Localization-Aware Multi-Scale Representation Learning for Repetitive Action Counting
Sujia Wang, Xiangwei Shen, Yansong Tang, Xin Dong, Wenjia Geng, Lei Chen
TL;DR
The paper tackles counting repetitive actions in realistic videos where interruptions and variable action durations degrade performance. It introduces Localization-Aware Multi-Scale Representation Learning (LMRL), featuring the Multi-Scale Period-Aware Representation (MPR) and Repetition Foreground Localization (RFL) branches that are trained jointly to produce discriminative periodic representations. Key contributions include a scale-specific similarity mechanism, foreground-background localization supervision, and a density-map based period predictor, all validated on RepCountA and UCFRep where LMRL outperforms prior methods. The work advances RAC robustness and suggests practical applications in domains like kitchen activity recognition and continuous human-action monitoring.
Abstract
Repetitive action counting (RAC) aims to estimate the number of class-agnostic action occurrences in a video without exemplars. Most current RAC methods rely on a raw frame-to-frame similarity representation for period prediction.

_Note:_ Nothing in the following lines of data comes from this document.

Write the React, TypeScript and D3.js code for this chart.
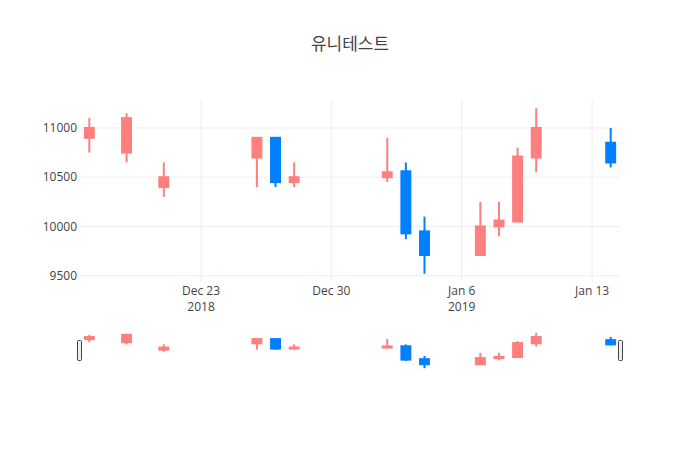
import * as d3 from "d3";
import React from "react";

const dates = [
  "2018-12-17", "2018-12-19", "2018-12-21", "2018-12-26", "2018-12-27", "2018-12-28",
  "2019-01-02", "2019-01-03", "2019-01-04", "2019-01-07", "2019-01-08", "2019-01-09",
  "2019-01-10", "2019-01-14",
];
const opens = [10900, 10750, 10400, 10700, 10900, 10450, 10500, 10560, 9950, 9710, 10000, 10050, 10700, 10850];
const highs = [11100, 11150, 10650, 10900, 10900, 10650, 10900, 10650, 10100, 10250, 10250, 10800, 11200, 11000];
const lows = [10750, 10650, 10300, 10400, 10400, 10400, 10450, 9870, 9520, 9710, 9900, 10050, 10550, 10600];
const closes = [11000, 11100, 10500, 10900, 10450, 10500, 10550, 9930, 9710, 10000, 10060, 10710, 11000, 10650];

const yTicks = [9500, 10000, 10500, 11000];
const xTickDates = ["2018-12-23", "2018-12-30", "2019-01-06", "2019-01-13"];
const xTickLabels = ["Dec 23", "Dec 30", "Jan 6", "Jan 13"];
const xTickYears = ["2018", "", "2019", ""];

const title = "유니테스트";
const upColor = "#ff7f7f";
const downColor = "#0080ff";

const W = 700;
const H = 450;
const margin = { left: 80, right: 80 };
const mainTop = 100;
const mainBottom = 282;
const sliderTop = 331;
const sliderBottom = 370;

const parse = (s: string) => new Date(s + "T00:00:00Z");
const DAY = 86400000;

const App: React.FC = () => {
  const t = dates.map(parse);
  const x = d3
    .scaleUtc()
    .domain([new Date(+t[0] - DAY / 2), new Date(+t[t.length - 1] + DAY / 2)])
    .range([margin.left, W - margin.right]);
  const yMain = d3.scaleLinear().domain([9436, 11284]).range([mainBottom, mainTop]);
  const ySlider = d3.scaleLinear().domain([9436, 11284]).range([sliderBottom, sliderTop]);

  const dayPx = x(new Date(+t[0] + DAY)) - x(t[0]);
  const bodyW = dayPx * 0.48;

  const candles = (y: d3.ScaleLinear<number, number>, key: string) =>
    t.map((d, i) => {
      const up = closes[i] >= opens[i];
      const c = up ? upColor : downColor;
      const cx = x(d);
      const top = y(Math.max(opens[i], closes[i]));
      const bot = y(Math.min(opens[i], closes[i]));
      return (
        <g key={key + i}>
          <line x1={cx} x2={cx} y1={y(highs[i])} y2={y(lows[i])} stroke={c} strokeWidth={2} />
          <rect
            x={cx - bodyW / 2}
            y={top}
            width={bodyW}
            height={Math.max(bot - top, 0.5)}
            fill={c}
            stroke={c}
            strokeWidth={2}
          />
        </g>
      );
    });

  const font = '"Open Sans", "Noto Sans CJK KR", sans-serif';
  const sliderMid = (sliderTop + sliderBottom) / 2;

  return (
    <svg width={W} height={H} style={{ display: "block", margin: -8, fontFamily: font }}>
      <rect width={W} height={H} fill="#fff" />
      {/* grid */}
      {yTicks.map((v) => (
        <line key={"gy" + v} x1={margin.left} x2={W - margin.right} y1={yMain(v)} y2={yMain(v)} stroke="#eee" />
      ))}
      {xTickDates.map((s) => (
        <line key={"gx" + s} x1={x(parse(s))} x2={x(parse(s))} y1={mainTop} y2={mainBottom} stroke="#eee" />
      ))}
      {/* y labels */}
      {yTicks.map((v) => (
        <text key={"ty" + v} x={margin.left - 3} y={yMain(v)} dy="0.35em" textAnchor="end" fontSize={12} fill="#444">
          {v}
        </text>
      ))}
      {/* x labels */}
      {xTickDates.map((s, i) => (
        <text key={"tx" + s} x={x(parse(s))} y={295} textAnchor="middle" fontSize={12} fill="#444">
          {xTickLabels[i]}
          {xTickYears[i] && (
            <tspan x={x(parse(s))} dy={16}>
              {xTickYears[i]}
            </tspan>
          )}
        </text>
      ))}
      {candles(yMain, "m")}
      {/* range slider */}
      {candles(ySlider, "s")}
      <rect x={margin.left - 2.5} y={sliderMid - 10} width={4} height={20} rx={1} fill="#eee" stroke="#444" />
      <rect x={W - margin.right - 1.5} y={sliderMid - 10} width={4} height={20} rx={1} fill="#eee" stroke="#444" />
      <text x={W / 2} y={50} textAnchor="middle" fontSize={17} fill="#444">
        {title}
      </text>
    </svg>
  );
};

export default App;
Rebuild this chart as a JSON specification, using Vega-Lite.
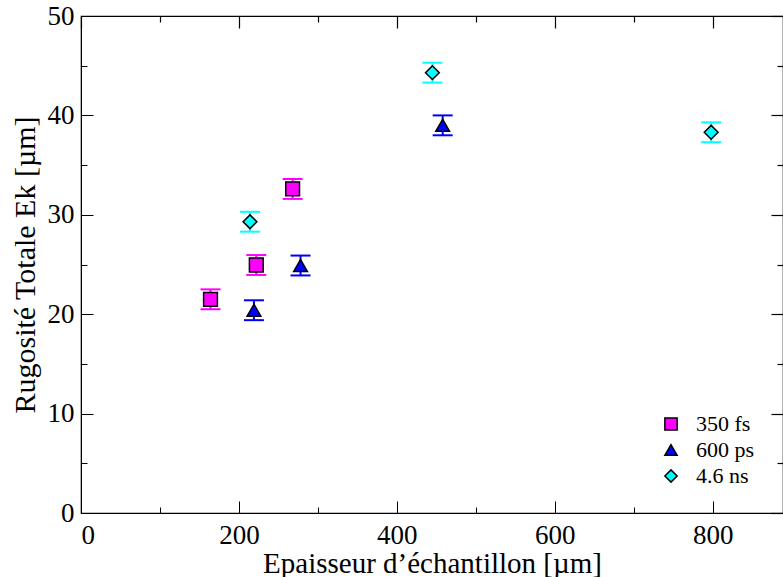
{
  "$schema": "https://vega.github.io/schema/vega-lite/v6.json",
  "width": 702,
  "height": 497,
  "autosize": "none",
  "padding": {"left": 81, "top": 16, "right": 0, "bottom": 64},
  "background": "white",
  "config": {
    "view": {"stroke": "black", "strokeWidth": 1.2},
    "font": "Liberation Serif",
    "axis": {
      "grid": false,
      "domainColor": "black",
      "tickColor": "black",
      "labelFont": "Liberation Serif",
      "titleFont": "Liberation Serif",
      "labelFontSize": 27,
      "titleFontSize": 29,
      "titleFontWeight": "normal",
      "labelColor": "black",
      "titleColor": "black"
    }
  },
  "resolve": {"axis": {"x": "independent", "y": "independent"}},
  "data": {
    "values": [
      {"series": "350 fs", "x": 164, "y": 21.5, "lo": 20.5, "hi": 22.5},
      {"series": "350 fs", "x": 222, "y": 24.95, "lo": 23.95, "hi": 25.95},
      {"series": "350 fs", "x": 268, "y": 32.6, "lo": 31.6, "hi": 33.6},
      {"series": "600 ps", "x": 219, "y": 20.4, "lo": 19.4, "hi": 21.4},
      {"series": "600 ps", "x": 278, "y": 24.9, "lo": 23.9, "hi": 25.9},
      {"series": "600 ps", "x": 458, "y": 39.0, "lo": 38.0, "hi": 40.0},
      {"series": "4.6 ns", "x": 214, "y": 29.3, "lo": 28.3, "hi": 30.3},
      {"series": "4.6 ns", "x": 445, "y": 44.3, "lo": 43.3, "hi": 45.3},
      {"series": "4.6 ns", "x": 798, "y": 38.3, "lo": 37.3, "hi": 39.3}
    ]
  },
  "layer": [
    {
      "mark": {"type": "rule", "strokeWidth": 2},
      "encoding": {
        "x": {"field": "x", "type": "quantitative", "scale": {"domain": [0, 889], "nice": false},
          "axis": {"values": [0,100,200,300,400,500,600,700,800], "labelExpr": "datum.value % 200 == 0 ? datum.label : ''",
            "tickSize": {"condition": {"test": "datum.value % 200 == 0", "value": -12}, "value": -6}, "labelPadding": 21,
            "title": "Epaisseur d’échantillon [µm]", "titlePadding": 1}},
        "y": {"field": "lo", "type": "quantitative", "scale": {"domain": [0, 50], "nice": false},
          "axis": {"values": [0,5,10,15,20,25,30,35,40,45,50], "labelExpr": "datum.value % 10 == 0 ? datum.label : ''",
            "tickSize": {"condition": {"test": "datum.value % 10 == 0", "value": -12}, "value": -6}, "labelPadding": 19,
            "title": "Rugosité Totale Ek [µm]", "titlePadding": 7, "titleFontSize": 30}},
        "y2": {"field": "hi"},
        "stroke": {"field": "series", "type": "nominal", "scale": {"range": ["#ff00ff", "#00ffff", "#0000ff"]}, "legend": null}
      }
    },
    {
      "mark": {"type": "tick", "orient": "horizontal", "size": 20, "thickness": 2, "opacity": 1},
      "encoding": {
        "x": {"field": "x", "type": "quantitative",
          "axis": {"orient": "top", "values": [0,100,200,300,400,500,600,700,800], "labels": false, "title": null, "domain": true, "ticks": true, "tickColor": "black", "tickWidth": 1.2, "zindex": 1,
            "tickSize": {"condition": {"test": "datum.value % 200 == 0", "value": -12}, "value": -6}}},
        "y": {"field": "lo", "type": "quantitative",
          "axis": {"orient": "right", "values": [0,5,10,15,20,25,30,35,40,45,50], "labels": false, "title": null, "domain": true, "ticks": true, "tickColor": "black", "tickWidth": 1.2, "zindex": 1,
            "tickSize": {"condition": {"test": "datum.value % 10 == 0", "value": -12}, "value": -6}}},
        "fill": {"field": "series", "type": "nominal", "scale": {"range": ["#ff00ff", "#00ffff", "#0000ff"]}, "legend": null}
      }
    },
    {
      "mark": {"type": "tick", "orient": "horizontal", "size": 20, "thickness": 2, "opacity": 1},
      "encoding": {
        "x": {"field": "x", "type": "quantitative", "axis": null},
        "y": {"field": "hi", "type": "quantitative", "axis": null},
        "fill": {"field": "series", "type": "nominal", "legend": null}
      }
    },
    {
      "mark": {"type": "point", "filled": true, "stroke": "black", "strokeWidth": 1.5, "opacity": 1, "size": 190},
      "encoding": {
        "x": {"field": "x", "type": "quantitative", "axis": null},
        "y": {"field": "y", "type": "quantitative", "axis": null},
        "color": {"field": "series", "type": "nominal", "scale": {"domain": ["350 fs", "600 ps", "4.6 ns"], "range": ["#ff00ff", "#0000ff", "#00ffff"]},
          "legend": {"title": null, "orient": "none", "legendX": 579, "legendY": 397, "labelFont": "Liberation Serif", "labelFontSize": 22, "labelColor": "black",
            "symbolSize": 150, "rowPadding": 4, "labelOffset": 14,
            "encode": {"symbols": {"stroke": {"value": "black"}, "strokeWidth": {"value": 1.5}}}}},
        "shape": {"field": "series", "type": "nominal", "scale": {"domain": ["350 fs", "600 ps", "4.6 ns"], "range": ["square", "triangle-up", "diamond"]},
          "legend": {"title": null, "orient": "none", "legendX": 579, "legendY": 397, "labelFont": "Liberation Serif", "labelFontSize": 22, "labelColor": "black",
            "symbolSize": 150, "rowPadding": 4, "labelOffset": 14,
            "encode": {"symbols": {"stroke": {"value": "black"}, "strokeWidth": {"value": 1.5}}}}}
      }
    }
  ]
}
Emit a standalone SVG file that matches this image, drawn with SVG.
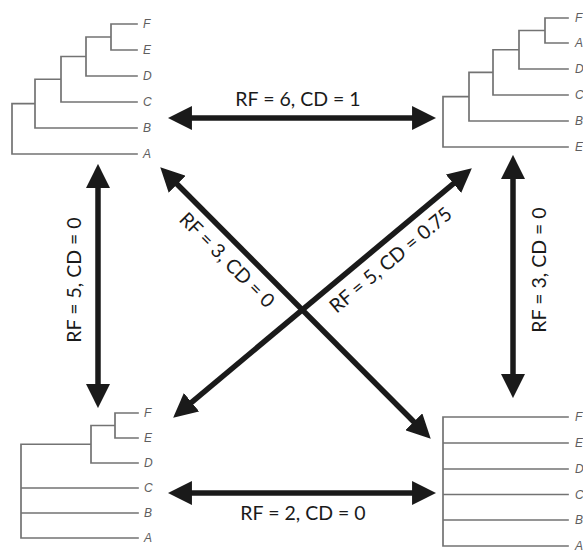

However, this approach can be significantly disrupted by common noise such as action interruptions and inconsistencies, leading to sub-optimal counting performance in realistic scenarios. In this paper, we introduce a foreground localization optimization objective into similarity representation learning to obtain more robust and efficient video features. We propose a Localization-Aware Multi-Scale Representation Learning (LMRL) framework. Specifically, we apply a Multi-Scale Period-Aware Representation (MPR) with a scale-specific design to accommodate various action frequencies and learn more flexible temporal correlations. Furthermore, we introduce the Repetition Foreground Localization (RFL) method, which enhances the representation by coarsely identifying periodic actions and incorporating global semantic information. These two modules can be jointly optimized, resulting in a more discerning periodic action representation. Our approach significantly reduces the impact of noise, thereby improving counting accuracy. Additionally, the framework is designed to be scalable and adaptable to different types of video content. Experimental results on the RepCountA and UCFRep datasets demonstrate that our proposed method effectively handles repetitive action counting.